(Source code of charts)
----------

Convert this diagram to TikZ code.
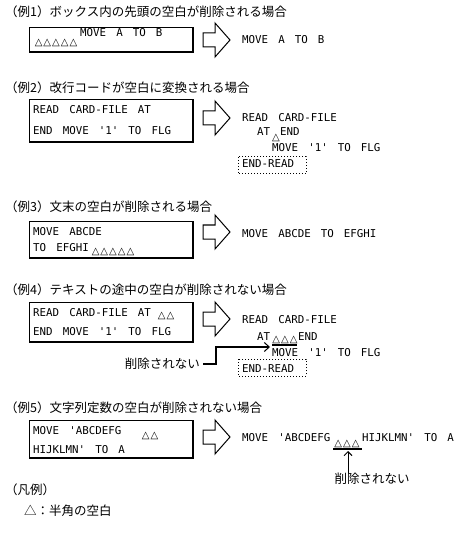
\documentclass[tikz,border=0pt]{standalone}
\usepackage{fontspec}
\usetikzlibrary{arrows.meta}
\newfontfamily\jpfont{Noto Sans CJK JP}
\newfontfamily\trifont[LetterSpace=10]{DejaVu Sans Bold}
\newfontfamily\codefont[WordSpace=1.55]{DejaVu Sans Mono}

% box with thick right and bottom edge: top, bottom
\newcommand{\codebox}[2]{%
  \draw[boxline] (29,#1) rectangle (193,#2);
  \draw[boxshade] (193,#1) -- (193,#2) -- (29,#2);}
% outline block arrow, left end at x=203: centre y
\newcommand{\bigarrow}[1]{%
  \draw[boxline] (203,#1) ++(0,-7) -- ++(12,0) -- ++(0,-10) -- ++(15,17)
    -- ++(-15,17) -- ++(0,-10) -- ++(-12,0) -- cycle;}

\begin{document}
\begin{tikzpicture}[x=1pt, y=-1pt, every node/.style={inner sep=0pt},
  heading/.style={anchor=west, font=\jpfont\fontsize{12.5}{14}\selectfont},
  jp/.style={font=\jpfont\fontsize{12.5}{14}\selectfont},
  codetxt/.style={anchor=base west, font=\codefont\fontsize{10.8}{12}\selectfont},
  spaces/.style={font=\trifont\fontsize{10}{10}\selectfont},
  boxline/.style={line width=1pt},
  boxshade/.style={line width=2pt},
  dots/.style={line width=1pt, dash pattern=on 1pt off 2pt},
  ptr/.style={line width=2pt, -{Straight Barb[length=5pt, width=9pt, line width=1pt]}},
  uparrow/.style={line width=1pt, -{Straight Barb[length=4pt, width=8pt]}}]
\useasboundingbox (0,0) rectangle (469,534);

% (1)
\node[heading] (t1) at (5,12) {（例1）ボックス内の先頭の空白が削除される場合};
\codebox{28}{52}
\node[spaces] (s1) at (56,43) {△△△△△};
\node[codetxt] (c1) at (80,37) {MOVE A TO B};
\bigarrow{40}
\node[codetxt] (r1) at (242,44) {MOVE A TO B};

% (2)
\node[heading] (t2) at (5,88) {（例2）改行コードが空白に変換される場合};
\codebox{100}{142}
\node[codetxt] (c2a) at (33,114) {READ CARD-FILE AT};
\node[codetxt] (c2b) at (33,135) {END MOVE '1' TO FLG};
\bigarrow{118}
\node[codetxt] (r2a) at (242,122) {READ CARD-FILE};
\node[codetxt] (r2b) at (257,136) {AT};
\node[spaces] (s2) at (276,138) {△};
\node[codetxt] (r2c) at (280,136) {END};
\node[codetxt] (r2d) at (272,152) {MOVE '1' TO FLG};
\node[codetxt] (r2e) at (242,168) {END-READ};
\draw[dots] (238,157) rectangle (306,174);

% (3)
\node[heading] (t3) at (5,207) {（例3）文末の空白が削除される場合};
\codebox{222}{258}
\node[codetxt] (c3a) at (33,235) {MOVE ABCDE};
\node[codetxt] (c3b) at (33,251) {TO EFGHI};
\node[spaces] (s3) at (113,252) {△△△△△};
\bigarrow{232}
\node[codetxt] (r3) at (242,237) {MOVE ABCDE TO EFGHI};

% (4)
\node[heading] (t4) at (5,290) {（例4）テキストの途中の空白が削除されない場合};
\codebox{302}{342}
\node[codetxt] (c4a) at (33,316) {READ CARD-FILE AT};
\node[spaces] (s4a) at (166,316) {△△};
\node[codetxt] (c4b) at (33,335) {END MOVE '1' TO FLG};
\bigarrow{319}
\node[codetxt] (r4a) at (242,323) {READ CARD-FILE};
\node[codetxt] (r4b) at (257,340) {AT};
\node[spaces] (s4b) at (285,340) {△△△};
\node[codetxt] (r4c) at (298,340) {END};
\node[codetxt] (r4d) at (272,356) {MOVE '1' TO FLG};
\node[codetxt] (r4e) at (242,372) {END-READ};
\draw[dots] (238,359) rectangle (306,376);
\draw[boxshade] (272,344.5) -- (297,344.5);
\node[jp, anchor=east] (n4) at (200,364) {削除されない};
\coordinate (p4) at (270,347);
\draw[ptr] ([xshift=3pt]n4.east) -| (216,347) -- (p4);

% (5)
\node[heading] (t5) at (5,408) {（例5）文字列定数の空白が削除されない場合};
\codebox{420}{458}
\node[codetxt] (c5a) at (33,434) {MOVE 'ABCDEFG};
\node[spaces] (s5a) at (150,436) {△△};
\node[codetxt] (c5b) at (33,453) {HIJKLMN' TO A};
\bigarrow{437}
\node[codetxt] (r5a) at (242,441) {MOVE 'ABCDEFG};
\node[spaces] (s5b) at (347,444) {△△△};
\draw[boxshade] (333,448.5) -- (362,448.5);
\node[codetxt] (r5b) at (362,441) {HIJKLMN' TO A};
\node[jp] (n5) at (372,479) {削除されない};
\coordinate (p5) at (348,451);
\draw[uparrow] (n5.north -| p5) -- (p5);

% legend
\node[heading] (t6) at (5,490) {（凡例）};
\node[jp, anchor=west] (t7) at (24,511) {△：半角の空白};
\end{tikzpicture}
\end{document}
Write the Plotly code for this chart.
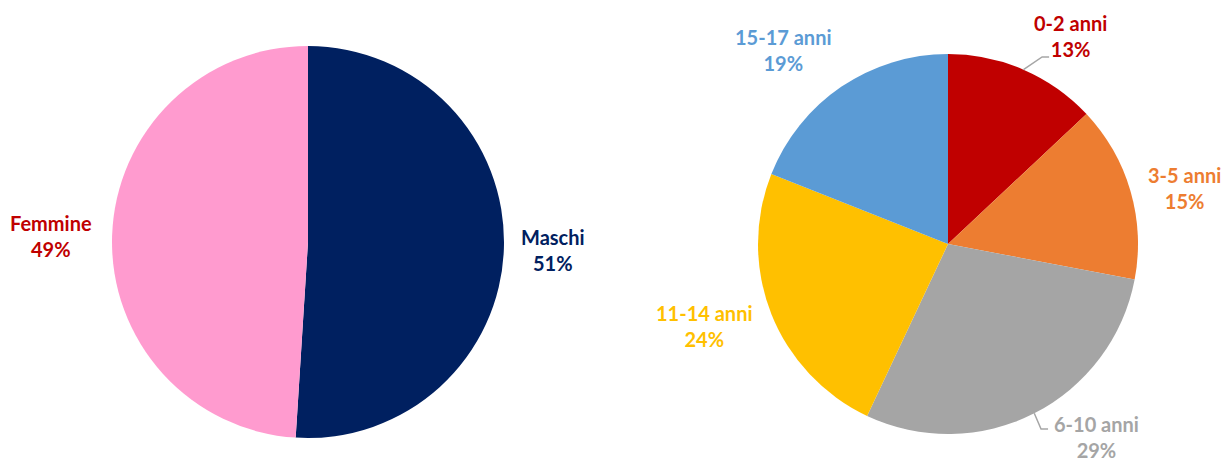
import math
import plotly.graph_objects as go

# ---------------- data ----------------
sex_labels = ["Maschi", "Femmine"]
sex_values = [51, 49]
age_labels = ["0-2 anni", "3-5 anni", "6-10 anni", "11-14 anni", "15-17 anni"]
age_values = [13, 15, 29, 24, 19]

# ---------------- style ----------------
W, H = 1223, 462
sex_colors = ["#002060", "#FF9BCF"]
sex_text_colors = ["#002060", "#C00000"]
age_colors = ["#C00000", "#ED7D31", "#A5A5A5", "#FFC000", "#5B9BD5"]
age_text_colors = ["#C00000", "#ED7D31", "#A5A5A5", "#FFC000", "#5B9BD5"]
FONT = "Lato"
FS = 20

# pie geometry in pixels (center x, center y from top, radius)
left_geo = (308, 242, 196)
right_geo = (948, 244, 190)
# label placement: angular nudge (deg) and distance (x radius)
sex_lbl_dtheta = [0, -0.5]
sex_lbl_dist = [1.25, 1.31]
age_lbl_dtheta = [7, 3, -10.5, 3, -6]
age_lbl_dist = [1.27, 1.28, 1.28, 1.35, 1.34]
# connectors: slice index -> end point offset from label centre (px)
age_connectors = {0: (-21, 21), 2: (-48, -8)}


def domain(geo):
    cx, cy, r = geo
    return dict(x=[(cx - r) / W, (cx + r) / W], y=[1 - (cy + r) / H, 1 - (cy - r) / H])


def mid_angles(values):
    tot = sum(values)
    out, acc = [], 0
    for v in values:
        out.append((acc + v / 2) / tot * 360)
        acc += v
    return out


def polar(geo, theta, dist):
    cx, cy, r = geo
    t = math.radians(theta)
    return cx + dist * r * math.sin(t), cy - dist * r * math.cos(t)


fig = go.Figure()
fig.add_trace(go.Pie(
    labels=sex_labels, values=sex_values, sort=False, direction="clockwise", rotation=0,
    marker=dict(colors=sex_colors, line=dict(color="white", width=0)),
    textinfo="none", hoverinfo="label+percent", domain=domain(left_geo), showlegend=False,
))
fig.add_trace(go.Pie(
    labels=age_labels, values=age_values, sort=False, direction="clockwise", rotation=0,
    marker=dict(colors=age_colors, line=dict(color="white", width=0)),
    textinfo="none", hoverinfo="label+percent", domain=domain(right_geo), showlegend=False,
))

annotations = []
shapes = []


def add_labels(geo, labels, values, colors, dth, dist, connectors=None):
    tot = sum(values)
    mids = mid_angles(values)
    for i, (lab, v) in enumerate(zip(labels, values)):
        px, py = polar(geo, mids[i] + dth[i], dist[i])
        pct = round(v / tot * 100)
        annotations.append(dict(
            x=px / W, y=1 - py / H, xref="paper", yref="paper", showarrow=False,
            xanchor="center", yanchor="middle",
            text=f"{lab}<br>{pct}%", align="center",
            font=dict(family=FONT, size=FS, color=colors[i], weight="bold"),
        ))
        if connectors and i in connectors:
            sx, sy = polar(geo, mids[i], 1.0)
            ox, oy = connectors[i]
            ex, ey = px + ox, py + oy
            bx = ex - 7
            path = f"M {sx/W} {1-sy/H} L {bx/W} {1-ey/H} L {ex/W} {1-ey/H}"
            shapes.append(dict(type="path", path=path, xref="paper", yref="paper",
                               line=dict(color="#A6A6A6", width=1.5)))


add_labels(left_geo, sex_labels, sex_values, sex_text_colors, sex_lbl_dtheta, sex_lbl_dist)
add_labels(right_geo, age_labels, age_values, age_text_colors, age_lbl_dtheta, age_lbl_dist,
           age_connectors)

fig.update_layout(
    width=W, height=H, margin=dict(l=0, r=0, t=0, b=0),
    paper_bgcolor="white", plot_bgcolor="white",
    annotations=annotations, shapes=shapes,
)
fig.write_html(
    "out.html",
    config={"displayModeBar": False},
    post_script="document.body.style.margin='0';document.body.style.overflow='hidden';",
)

----------

- TASK DETAILS:
Determine how many lines above contain "this" as a word or string. Give the number alone.

- SOLUTION BELOW:
2